[Start DATA SECTION]

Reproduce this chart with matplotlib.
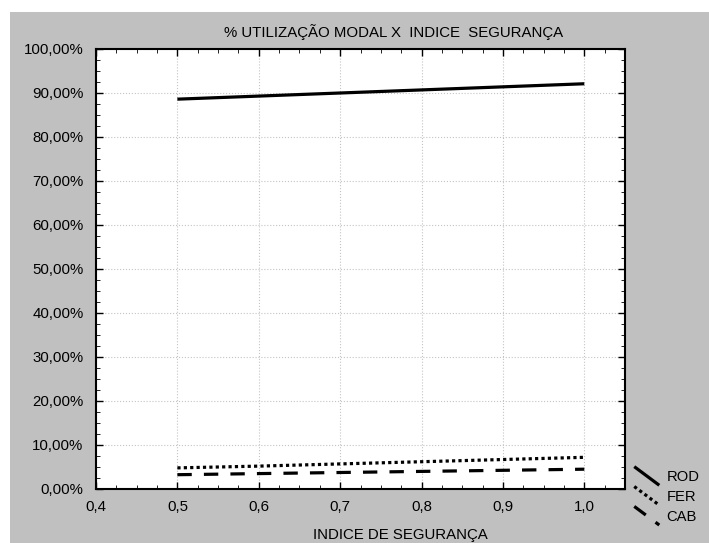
import matplotlib
matplotlib.use("Agg")
import matplotlib.pyplot as plt
from matplotlib.lines import Line2D
from matplotlib.legend_handler import HandlerLine2D
from matplotlib.patches import Rectangle
from matplotlib.ticker import FuncFormatter, MultipleLocator

plt.rcParams['font.family'] = ['Liberation Sans', 'DejaVu Sans']

# data
indice = [0.5, 0.6, 0.7, 0.8, 0.9, 1.0]
rod = [88.6, 89.3, 90.0, 90.7, 91.4, 92.1]
fer = [4.8, 5.2, 5.7, 6.2, 6.7, 7.2]
cab = [3.25, 3.5, 3.75, 4.0, 4.25, 4.5]
series_names = ["ROD", "FER", "CAB"]

title = "% UTILIZAÇÃO MODAL X  INDICE  SEGURANÇA"
xlab = "INDICE DE SEGURANÇA"
fs = 10.8


class DiagHandler(HandlerLine2D):
    # legend key drawn as a falling diagonal
    def create_artists(self, legend, orig, xdescent, ydescent, width, height, fontsize, trans):
        ln = Line2D([-xdescent, -xdescent + width], [height + 3, -3])
        self.update_prop(ln, orig, legend)
        ln.set_transform(trans)
        return [ln]


fig = plt.figure(figsize=(7.09, 5.43), dpi=100, facecolor="white")
fig.patches.append(Rectangle((10 / 709, 0), 1, (543 - 12) / 543,
                             transform=fig.transFigure, facecolor="#c0c0c0",
                             edgecolor="none", zorder=-10))

ax = fig.add_axes([96 / 709, 1 - 489 / 543, (625 - 96) / 709, (489 - 49) / 543])
ax.set_facecolor("white")

l1, = ax.plot(indice, rod, color="black", lw=2.3, solid_capstyle="butt")
l2, = ax.plot(indice, fer, color="black", lw=2.3, linestyle=(0, (1, 1)))
l3, = ax.plot(indice, cab, color="black", lw=2.3, linestyle=(0, (4.5, 3.8)))

ax.set_xlim(0.4, 1.05)
ax.set_ylim(0, 100)
ax.xaxis.set_major_locator(MultipleLocator(0.1))
ax.xaxis.set_minor_locator(MultipleLocator(0.025))
ax.yaxis.set_major_locator(MultipleLocator(10))
ax.yaxis.set_minor_locator(MultipleLocator(2.5))
ax.xaxis.set_major_formatter(FuncFormatter(lambda v, p: ("%.1f" % v).replace(".", ",") if v <= 1.001 else ""))
ax.yaxis.set_major_formatter(FuncFormatter(lambda v, p: ("%.2f%%" % v).replace(".", ",")))
ax.tick_params(which="both", direction="in", top=True, right=True, labelsize=fs, colors="black")
ax.tick_params(which="major", length=5, width=1)
ax.tick_params(which="minor", length=3, width=0.6)
ax.tick_params(axis="x", pad=8)
ax.tick_params(axis="y", pad=9)
ax.grid(True, which="major", color="#c4c4c4", linestyle=":", linewidth=0.8)
for s in ax.spines.values():
    s.set_linewidth(1.5)

fig.text(394 / 709, 1 - 32 / 543, title, ha="center", va="center", fontsize=fs)
fig.text(400 / 709, 1 - 535 / 543, xlab, ha="center", va="center", fontsize=fs)

leg = fig.legend([l1, l2, l3], series_names, loc="center left",
                 bbox_to_anchor=(621 / 709, 1 - 497 / 543), frameon=False,
                 handlelength=1.7, handletextpad=0.5, labelspacing=0.4, fontsize=10.6,
                 handler_map={Line2D: DiagHandler()})

fig.savefig("out.png", dpi=100, facecolor=fig.get_facecolor())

[End DATA SECTION]

» BRIEF
Take the lines from the start of the material to the line with "plt.rcParams['font.family'] = ['Liberation", both included, and transcribe them exactly without the pictures.

» EXERCISE RESPONSE
Reproduce this chart with matplotlib.
import matplotlib
matplotlib.use("Agg")
import matplotlib.pyplot as plt
from matplotlib.lines import Line2D
from matplotlib.legend_handler import HandlerLine2D
from matplotlib.patches import Rectangle
from matplotlib.ticker import FuncFormatter, MultipleLocator

plt.rcParams['font.family'] = ['Liberation Sans', 'DejaVu Sans']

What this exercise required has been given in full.